Même s’il n’est logiquement jamais, sur le fond, très réjouissant, le genre post-apocalyptique fonctionne grâce à un lot de conventions qui débouchent souvent sur des films « confortables ». Quelle que soit la menace, la catastrophe, le principe de l’après-fin de la civilisation s’illustre un peu toujours de la même manière : inutile donc de prétendre que les premières minutes de Finch brillent par leur originalité – à part celle de masquer un temps le visage de sa star. Elles servent toutefois à planter le décor, intimiste, protecteur et pourtant en voie de disparition, de ce cocon où Finch Weinberg s’est retranché. Un génie de la mécanique qui tendait vers la solitude avant même que tout s’écroule autour de lui, et qui a reporté toute son attention, toute sa raison de vivre, sur un animal fidèle et deux robots. L’originalité réelle du film se niche là : dans ce choix de s’agripper tout au long de leur fuite vers l’Ouest, loin du déchaînement solaire qui engloutit le pays, à ce microcosme de fortune, comme un ensemble de symboles qui se passerait subtilement le flambeau. Un homme fatigué et malade, sur le déclin, un animal fragile, un robot intelligent et taillé pour survivre à cette nouvelle ère déshumanisée.

« Votre degré d’appréciation du film dépend grandement de votre amour pour l’unique humain présent à l’écran. »

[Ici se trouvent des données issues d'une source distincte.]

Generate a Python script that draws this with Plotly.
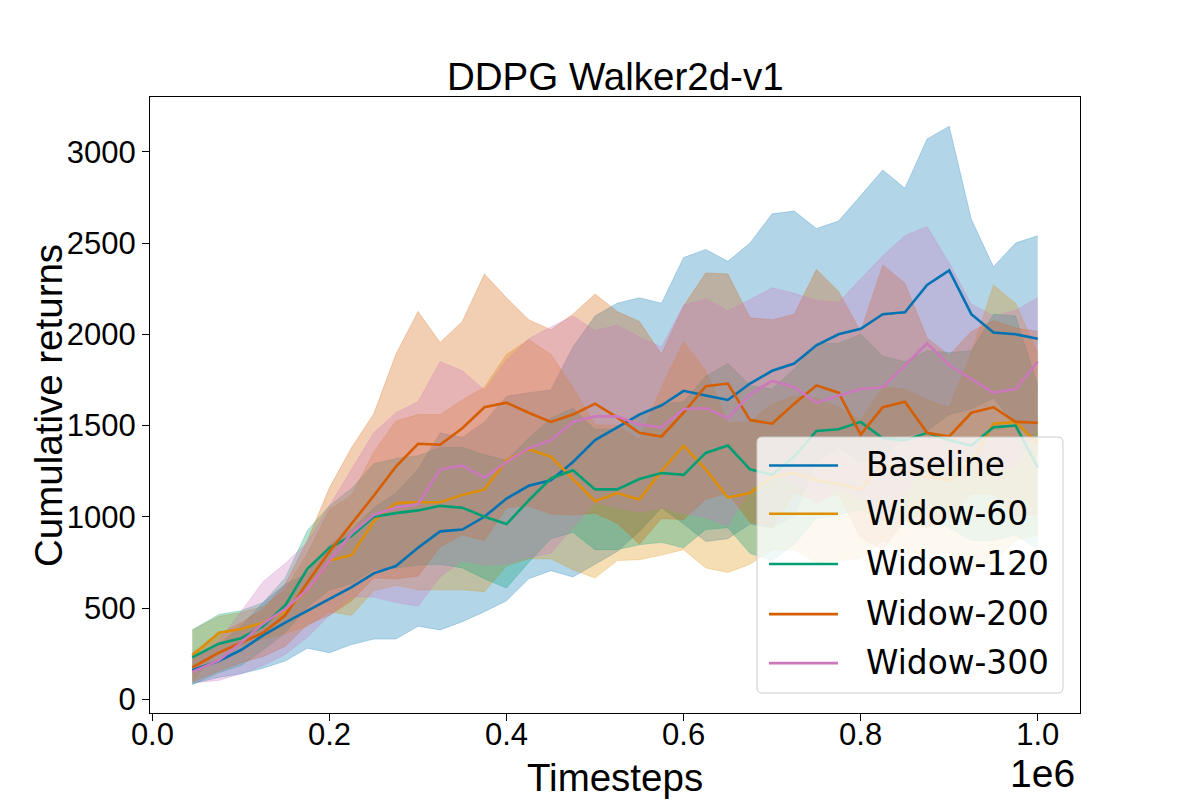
import plotly.graph_objects as go

# timesteps of the sampled points
timesteps = [45000, 75000, 100000, 125000, 150000, 175000, 200000, 225000, 250000, 275000,
             300000, 325000, 350000, 375000, 400000, 425000, 450000, 475000, 500000, 525000,
             550000, 575000, 600000, 625000, 650000, 675000, 700000, 725000, 750000, 775000,
             800000, 825000, 850000, 875000, 900000, 925000, 950000, 975000, 1000000]

names = ['Baseline', 'Widow-60', 'Widow-120', 'Widow-200', 'Widow-300']
colors = ['#0173b2', '#de8f05', '#029e73', '#d55e00', '#cc78bc']

baseline_mean = [160, 210, 270, 350, 420, 485, 550, 615, 690, 730,
                 830, 920, 930, 1000, 1100, 1170, 1200, 1300, 1420, 1490,
                 1560, 1610, 1690, 1665, 1640, 1730, 1800, 1840, 1940, 2000,
                 2030, 2110, 2120, 2270, 2350, 2110, 2010, 2000, 1975]
baseline_std = [75, 90, 130, 180, 210, 205, 295, 315, 360, 400,
                430, 540, 505, 520, 560, 510, 495, 630, 680, 680,
                640, 560, 730, 800, 760, 770, 860, 835, 640, 620,
                730, 790, 680, 800, 790, 520, 360, 500, 565]

w60_mean = [240, 365, 385, 420, 480, 600, 760, 790, 975, 1075,
            1080, 1080, 1120, 1150, 1310, 1370, 1330, 1210, 1085, 1130,
            1095, 1250, 1390, 1260, 1105, 1130, 1220, 1240, 1200, 1180,
            1150, 1290, 1250, 1220, 1200, 1300, 1510, 1520, 1400]
w60_std = [140, 90, 90, 90, 120, 200, 280, 330, 380, 450,
           480, 480, 520, 560, 580, 600, 560, 500, 420, 370,
           330, 460, 570, 540, 410, 390, 400, 420, 450, 420,
           380, 420, 450, 420, 400, 600, 760, 650, 500]

w120_mean = [230, 305, 335, 400, 515, 715, 830, 895, 1000, 1020,
             1035, 1060, 1050, 1000, 960, 1090, 1210, 1255, 1150, 1150,
             1207, 1240, 1230, 1350, 1390, 1260, 1230, 1330, 1470, 1480,
             1520, 1430, 1420, 1460, 1420, 1390, 1490, 1500, 1270]
w120_std = [150, 160, 150, 130, 150, 210, 230, 260, 290, 300,
            300, 320, 330, 340, 350, 340, 330, 340, 330, 330,
            360, 380, 400, 420, 450, 460, 470, 480, 480, 470,
            480, 450, 430, 450, 480, 520, 620, 600, 450]

w200_mean = [175, 255, 310, 365, 460, 640, 810, 960, 1115, 1275,
             1400, 1395, 1485, 1600, 1625, 1570, 1520, 1560, 1620, 1545,
             1460, 1440, 1570, 1716, 1730, 1530, 1510, 1620, 1720, 1680,
             1450, 1600, 1630, 1460, 1440, 1570, 1600, 1520, 1515]
w200_std = [80, 100, 110, 130, 170, 230, 350, 420, 450, 615,
            725, 560, 585, 730, 575, 510, 505, 550, 600, 580,
            610, 450, 585, 620, 600, 560, 570, 490, 635, 555,
            565, 780, 650, 520, 445, 445, 475, 515, 500]

w300_mean = [150, 213, 310, 415, 495, 600, 760, 910, 1010, 1050,
             1070, 1260, 1280, 1215, 1300, 1375, 1420, 1520, 1550, 1550,
             1505, 1490, 1590, 1595, 1540, 1670, 1745, 1710, 1625, 1665,
             1700, 1710, 1830, 1950, 1830, 1755, 1680, 1700, 1850]
w300_std = [60, 110, 170, 230, 250, 260, 300, 350, 450, 520,
            560, 590, 520, 480, 560, 600, 620, 580, 470, 500,
            480, 440, 570, 600, 590, 520, 510, 515, 560, 510,
            600, 720, 710, 640, 560, 410, 420, 430, 350]

means = [baseline_mean, w60_mean, w120_mean, w200_mean, w300_mean]
stds = [baseline_std, w60_std, w120_std, w200_std, w300_std]

x_ticks = [0, 200000, 400000, 600000, 800000, 1000000]
x_ticktext = ['0.0', '0.2', '0.4', '0.6', '0.8', '1.0']
y_ticks = [0, 500, 1000, 1500, 2000, 2500, 3000]


def rgba(hex_color, alpha):
    h = hex_color.lstrip('#')
    return 'rgba(%d,%d,%d,%s)' % (int(h[0:2], 16), int(h[2:4], 16), int(h[4:6], 16), alpha)


fig = go.Figure()

# shaded bands first (mean +/- std)
for color, m, s in zip(colors, means, stds):
    upper = [a + b for a, b in zip(m, s)]
    lower = [a - b for a, b in zip(m, s)]
    fig.add_trace(go.Scatter(x=timesteps, y=upper, mode='lines',
                             line=dict(color=rgba(color, 0.3), width=0.8),
                             showlegend=False, hoverinfo='skip'))
    fig.add_trace(go.Scatter(x=timesteps, y=lower, mode='lines', fill='tonexty',
                             fillcolor=rgba(color, 0.3),
                             line=dict(color=rgba(color, 0.3), width=0.8),
                             showlegend=False, hoverinfo='skip'))

# mean lines on top
for name, color, m in zip(names, colors, means):
    fig.add_trace(go.Scatter(x=timesteps, y=m, mode='lines', name=name,
                             line=dict(color=color, width=2.6), showlegend=False))

axis_font = 'Liberation Sans, Arial, sans-serif'

fig.update_layout(
    width=1200, height=800,
    margin=dict(l=142, r=128, t=89, b=95),
    paper_bgcolor='white', plot_bgcolor='white',
    font=dict(family=axis_font, color='black'),
    showlegend=False,
    xaxis=dict(range=[-2750, 1047750], tickvals=x_ticks, ticktext=x_ticktext,
               ticks='outside', ticklen=7, tickwidth=1.3, tickcolor='black',
               ticklabelstandoff=-13,
               showline=True, mirror=True, linecolor='black', linewidth=1.3,
               showgrid=False, zeroline=False, tickfont=dict(size=31)),
    yaxis=dict(range=[-75, 3300], tickvals=y_ticks,
               ticks='outside', ticklen=7, tickwidth=1.3, tickcolor='black',
               showline=True, mirror=True, linecolor='black', linewidth=1.3,
               showgrid=False, zeroline=False, tickfont=dict(size=31)),
)

# titles and offset text
fig.add_annotation(text='DDPG Walker2d-v1', x=0.5, y=1.0325, xref='paper', yref='paper',
                   xanchor='center', yanchor='middle', showarrow=False,
                   font=dict(size=38.5, family=axis_font))
fig.add_annotation(text='Timesteps', x=0.5, y=-0.104, xref='paper', yref='paper',
                   xanchor='center', yanchor='middle', showarrow=False,
                   font=dict(size=38.5, family=axis_font))
fig.add_annotation(text='1e6', x=0.9968, y=-0.0982, xref='paper', yref='paper',
                   xanchor='right', yanchor='middle', showarrow=False,
                   font=dict(size=39, family=axis_font))
fig.add_annotation(text='Cumulative returns', x=-0.1097, y=0.5, xref='paper', yref='paper',
                   xanchor='center', yanchor='middle', textangle=-90, showarrow=False,
                   font=dict(size=38.5, family=axis_font))

# legend box drawn by hand (rounded, semi-transparent like matplotlib)
x0, x1, y0, y1 = 0.6527, 0.9817, 0.0325, 0.448
rx, ry = 0.0054, 0.0081
path = ('M %f,%f L %f,%f Q %f,%f %f,%f L %f,%f Q %f,%f %f,%f L %f,%f Q %f,%f %f,%f L %f,%f Q %f,%f %f,%f Z'
        % (x0 + rx, y0, x1 - rx, y0, x1, y0, x1, y0 + ry, x1, y1 - ry, x1, y1, x1 - rx, y1,
           x0 + rx, y1, x0, y1, x0, y1 - ry, x0, y0 + ry, x0, y0, x0 + rx, y0))
fig.add_shape(type='path', path=path, xref='paper', yref='paper', layer='above',
              fillcolor='rgba(255,255,255,0.8)', line=dict(color='#cccccc', width=1))

row_y = [0.4018, 0.3235, 0.2420, 0.1605, 0.0810]
for name, color, yy in zip(names, colors, row_y):
    fig.add_shape(type='line', x0=0.6656, x1=0.7398, y0=yy, y1=yy, xref='paper', yref='paper',
                  layer='above', line=dict(color=color, width=2.6))
    fig.add_annotation(text=name, x=0.7677, y=yy, xref='paper', yref='paper',
                       xanchor='left', yanchor='middle', showarrow=False,
                       font=dict(size=32.8, family='DejaVu Sans'))

fig.write_html('out.html')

Minimaliste au niveau dramatique (excepté lors d’un fugace flash-back, le reste de l’humanité est complètement invisible à l’écran), Finch est d’autant plus prenant qu’il confronte cette petite troupe à de vastes environnements désertiques quand ils ne sont pas lunaires, et à un enchaînement de péripéties climatiques plutôt spectaculaires. Loin de reprendre l’ambiance de Twister, toutefois, Sapochnik choisit surtout de tirer le meilleur de l’humanisme de son acteur principal, passé maître dans l’art de rendre les bons sentiments sincères et les phases de désespoir déchirantes. C’est du Tom Hanks dans toute sa splendeur, en presque one-man show, et comme Will Smith dans Je suis une légende, votre degré d’appréciation du film dépend grandement de votre amour pour l’unique humain présent à l’écran. Reste que le côté initiatique et fondamentalement triste de cette histoire cohabite parfois bizarrement avec le ton comique et désarmant induit par le robot « Jeff ». Une création semi-numérique à la Chappie bluffante de réalisme, dont l’intelligence artificielle passe progressivement du statut de grand enfant à adulte responsable, et qui autorise donc plusieurs gags visuels plus ou moins finauds. Faire rire et divertir pour mieux nous tirer des larmes dans la dernière ligne droite, après un voyage dans des paysages américains mythiques, mais éteints : là réside sans doute la vraie note d’intention de ce film de science-fiction « à l’ancienne », guère original, mais soigné, poignant et incarné.